Given task: Write out the full set of records exactly. Any pictures in them do not belong in the copy.

-- Start of Data rows --

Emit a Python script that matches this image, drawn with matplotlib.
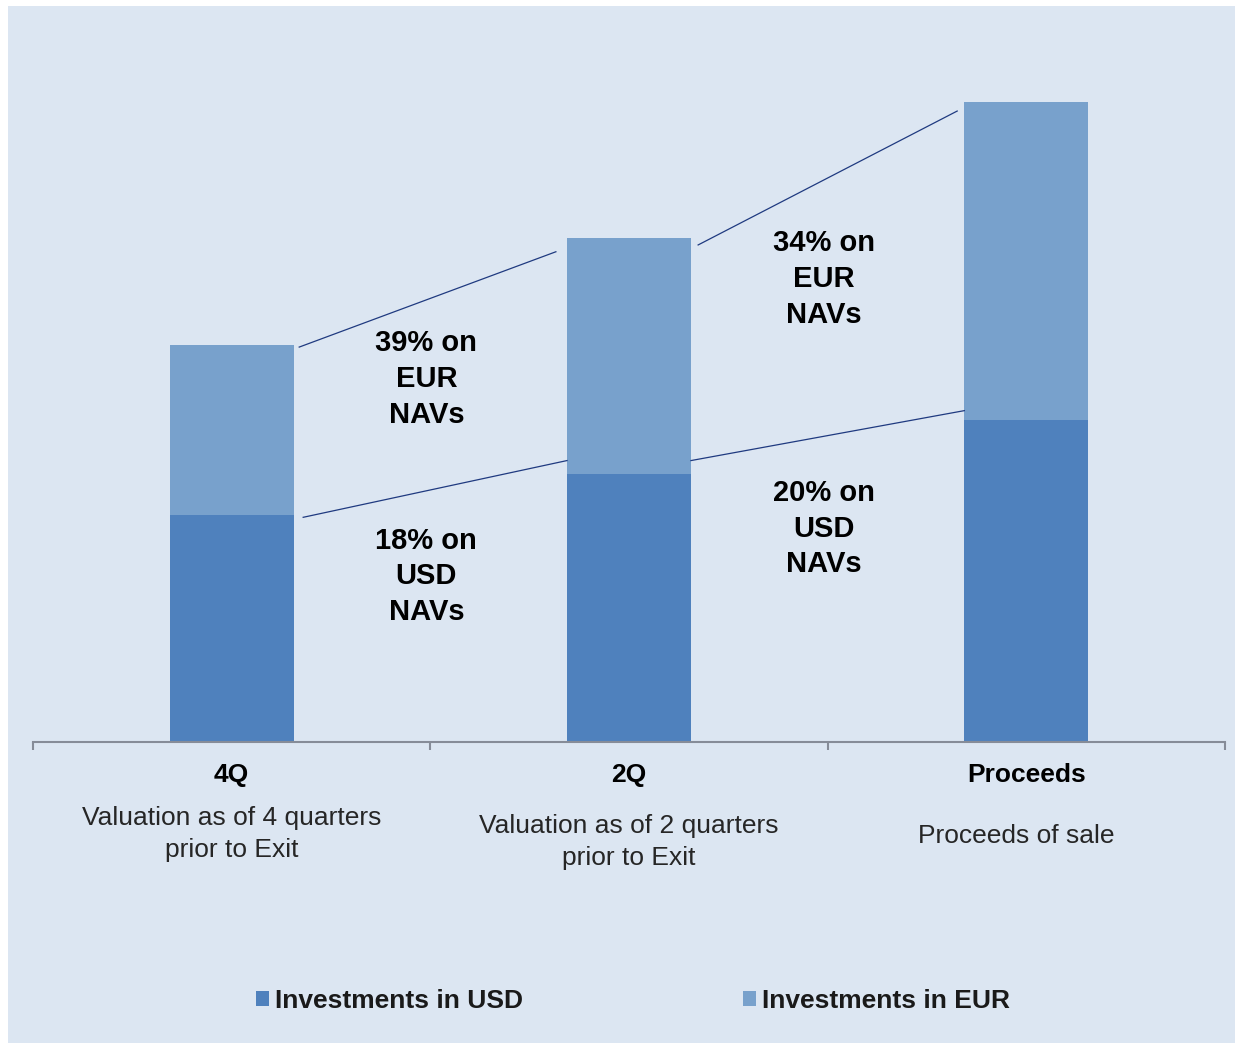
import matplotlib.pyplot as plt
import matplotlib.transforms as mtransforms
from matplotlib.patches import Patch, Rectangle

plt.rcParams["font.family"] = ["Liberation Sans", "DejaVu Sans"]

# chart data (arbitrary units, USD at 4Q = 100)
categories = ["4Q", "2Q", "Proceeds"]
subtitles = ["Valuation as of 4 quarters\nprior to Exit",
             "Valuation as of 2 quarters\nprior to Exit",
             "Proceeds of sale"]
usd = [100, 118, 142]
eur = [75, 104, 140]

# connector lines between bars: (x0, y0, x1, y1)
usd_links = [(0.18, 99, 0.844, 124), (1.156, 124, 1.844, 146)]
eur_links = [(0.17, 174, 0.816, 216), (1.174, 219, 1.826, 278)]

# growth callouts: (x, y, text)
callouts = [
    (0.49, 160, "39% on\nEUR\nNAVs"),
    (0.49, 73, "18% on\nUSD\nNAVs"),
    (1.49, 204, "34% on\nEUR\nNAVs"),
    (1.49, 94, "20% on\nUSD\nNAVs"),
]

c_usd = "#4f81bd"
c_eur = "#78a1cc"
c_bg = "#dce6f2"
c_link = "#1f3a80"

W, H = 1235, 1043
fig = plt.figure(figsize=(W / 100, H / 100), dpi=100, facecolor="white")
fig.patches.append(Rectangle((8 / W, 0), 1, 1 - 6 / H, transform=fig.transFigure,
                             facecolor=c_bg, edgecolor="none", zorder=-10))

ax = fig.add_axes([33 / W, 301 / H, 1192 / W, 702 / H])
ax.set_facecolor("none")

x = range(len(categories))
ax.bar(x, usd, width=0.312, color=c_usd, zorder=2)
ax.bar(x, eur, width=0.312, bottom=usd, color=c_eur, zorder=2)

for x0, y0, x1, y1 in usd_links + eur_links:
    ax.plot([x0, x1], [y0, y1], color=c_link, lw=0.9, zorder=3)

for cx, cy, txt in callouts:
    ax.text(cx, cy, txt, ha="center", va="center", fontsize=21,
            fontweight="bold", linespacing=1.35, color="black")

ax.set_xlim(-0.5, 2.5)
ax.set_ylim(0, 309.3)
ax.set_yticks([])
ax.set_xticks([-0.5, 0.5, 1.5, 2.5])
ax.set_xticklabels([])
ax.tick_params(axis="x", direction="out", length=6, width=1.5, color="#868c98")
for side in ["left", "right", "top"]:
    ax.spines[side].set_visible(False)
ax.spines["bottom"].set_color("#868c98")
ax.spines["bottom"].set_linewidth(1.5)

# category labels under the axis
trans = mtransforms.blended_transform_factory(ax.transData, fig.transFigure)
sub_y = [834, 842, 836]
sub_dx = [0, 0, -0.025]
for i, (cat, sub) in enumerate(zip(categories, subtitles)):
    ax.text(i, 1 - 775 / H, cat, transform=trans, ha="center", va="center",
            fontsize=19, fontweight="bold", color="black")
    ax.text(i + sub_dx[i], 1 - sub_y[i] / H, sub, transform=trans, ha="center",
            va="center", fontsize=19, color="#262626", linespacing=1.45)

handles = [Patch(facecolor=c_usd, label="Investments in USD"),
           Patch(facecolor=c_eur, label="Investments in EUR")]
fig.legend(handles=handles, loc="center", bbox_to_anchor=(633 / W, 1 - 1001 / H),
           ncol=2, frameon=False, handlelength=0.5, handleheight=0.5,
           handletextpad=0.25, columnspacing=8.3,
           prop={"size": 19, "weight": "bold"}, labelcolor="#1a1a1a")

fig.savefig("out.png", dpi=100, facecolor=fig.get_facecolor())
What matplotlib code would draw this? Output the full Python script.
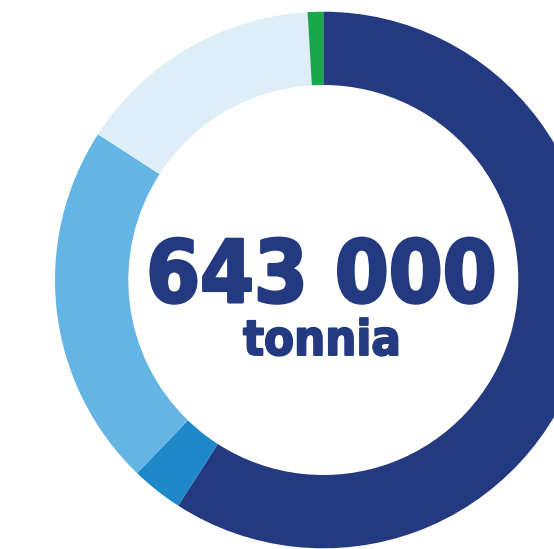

-- End of Data rows --

Solution to this task:
Emit a Python script that matches this image, drawn with matplotlib.
import matplotlib.pyplot as plt
import matplotlib.transforms as mtransforms
from matplotlib.patches import Patch, Rectangle

plt.rcParams["font.family"] = ["Liberation Sans", "DejaVu Sans"]

# chart data (arbitrary units, USD at 4Q = 100)
categories = ["4Q", "2Q", "Proceeds"]
subtitles = ["Valuation as of 4 quarters\nprior to Exit",
             "Valuation as of 2 quarters\nprior to Exit",
             "Proceeds of sale"]
usd = [100, 118, 142]
eur = [75, 104, 140]

# connector lines between bars: (x0, y0, x1, y1)
usd_links = [(0.18, 99, 0.844, 124), (1.156, 124, 1.844, 146)]
eur_links = [(0.17, 174, 0.816, 216), (1.174, 219, 1.826, 278)]

# growth callouts: (x, y, text)
callouts = [
    (0.49, 160, "39% on\nEUR\nNAVs"),
    (0.49, 73, "18% on\nUSD\nNAVs"),
    (1.49, 204, "34% on\nEUR\nNAVs"),
    (1.49, 94, "20% on\nUSD\nNAVs"),
]

c_usd = "#4f81bd"
c_eur = "#78a1cc"
c_bg = "#dce6f2"
c_link = "#1f3a80"

W, H = 1235, 1043
fig = plt.figure(figsize=(W / 100, H / 100), dpi=100, facecolor="white")
fig.patches.append(Rectangle((8 / W, 0), 1, 1 - 6 / H, transform=fig.transFigure,
                             facecolor=c_bg, edgecolor="none", zorder=-10))

ax = fig.add_axes([33 / W, 301 / H, 1192 / W, 702 / H])
ax.set_facecolor("none")

x = range(len(categories))
ax.bar(x, usd, width=0.312, color=c_usd, zorder=2)
ax.bar(x, eur, width=0.312, bottom=usd, color=c_eur, zorder=2)

for x0, y0, x1, y1 in usd_links + eur_links:
    ax.plot([x0, x1], [y0, y1], color=c_link, lw=0.9, zorder=3)

for cx, cy, txt in callouts:
    ax.text(cx, cy, txt, ha="center", va="center", fontsize=21,
            fontweight="bold", linespacing=1.35, color="black")

ax.set_xlim(-0.5, 2.5)
ax.set_ylim(0, 309.3)
ax.set_yticks([])
ax.set_xticks([-0.5, 0.5, 1.5, 2.5])
ax.set_xticklabels([])
ax.tick_params(axis="x", direction="out", length=6, width=1.5, color="#868c98")
for side in ["left", "right", "top"]:
    ax.spines[side].set_visible(False)
ax.spines["bottom"].set_color("#868c98")
ax.spines["bottom"].set_linewidth(1.5)

# category labels under the axis
trans = mtransforms.blended_transform_factory(ax.transData, fig.transFigure)
sub_y = [834, 842, 836]
sub_dx = [0, 0, -0.025]
for i, (cat, sub) in enumerate(zip(categories, subtitles)):
    ax.text(i, 1 - 775 / H, cat, transform=trans, ha="center", va="center",
            fontsize=19, fontweight="bold", color="black")
    ax.text(i + sub_dx[i], 1 - sub_y[i] / H, sub, transform=trans, ha="center",
            va="center", fontsize=19, color="#262626", linespacing=1.45)

handles = [Patch(facecolor=c_usd, label="Investments in USD"),
           Patch(facecolor=c_eur, label="Investments in EUR")]
fig.legend(handles=handles, loc="center", bbox_to_anchor=(633 / W, 1 - 1001 / H),
           ncol=2, frameon=False, handlelength=0.5, handleheight=0.5,
           handletextpad=0.25, columnspacing=8.3,
           prop={"size": 19, "weight": "bold"}, labelcolor="#1a1a1a")

fig.savefig("out.png", dpi=100, facecolor=fig.get_facecolor())
What matplotlib code would draw this? Output the full Python script.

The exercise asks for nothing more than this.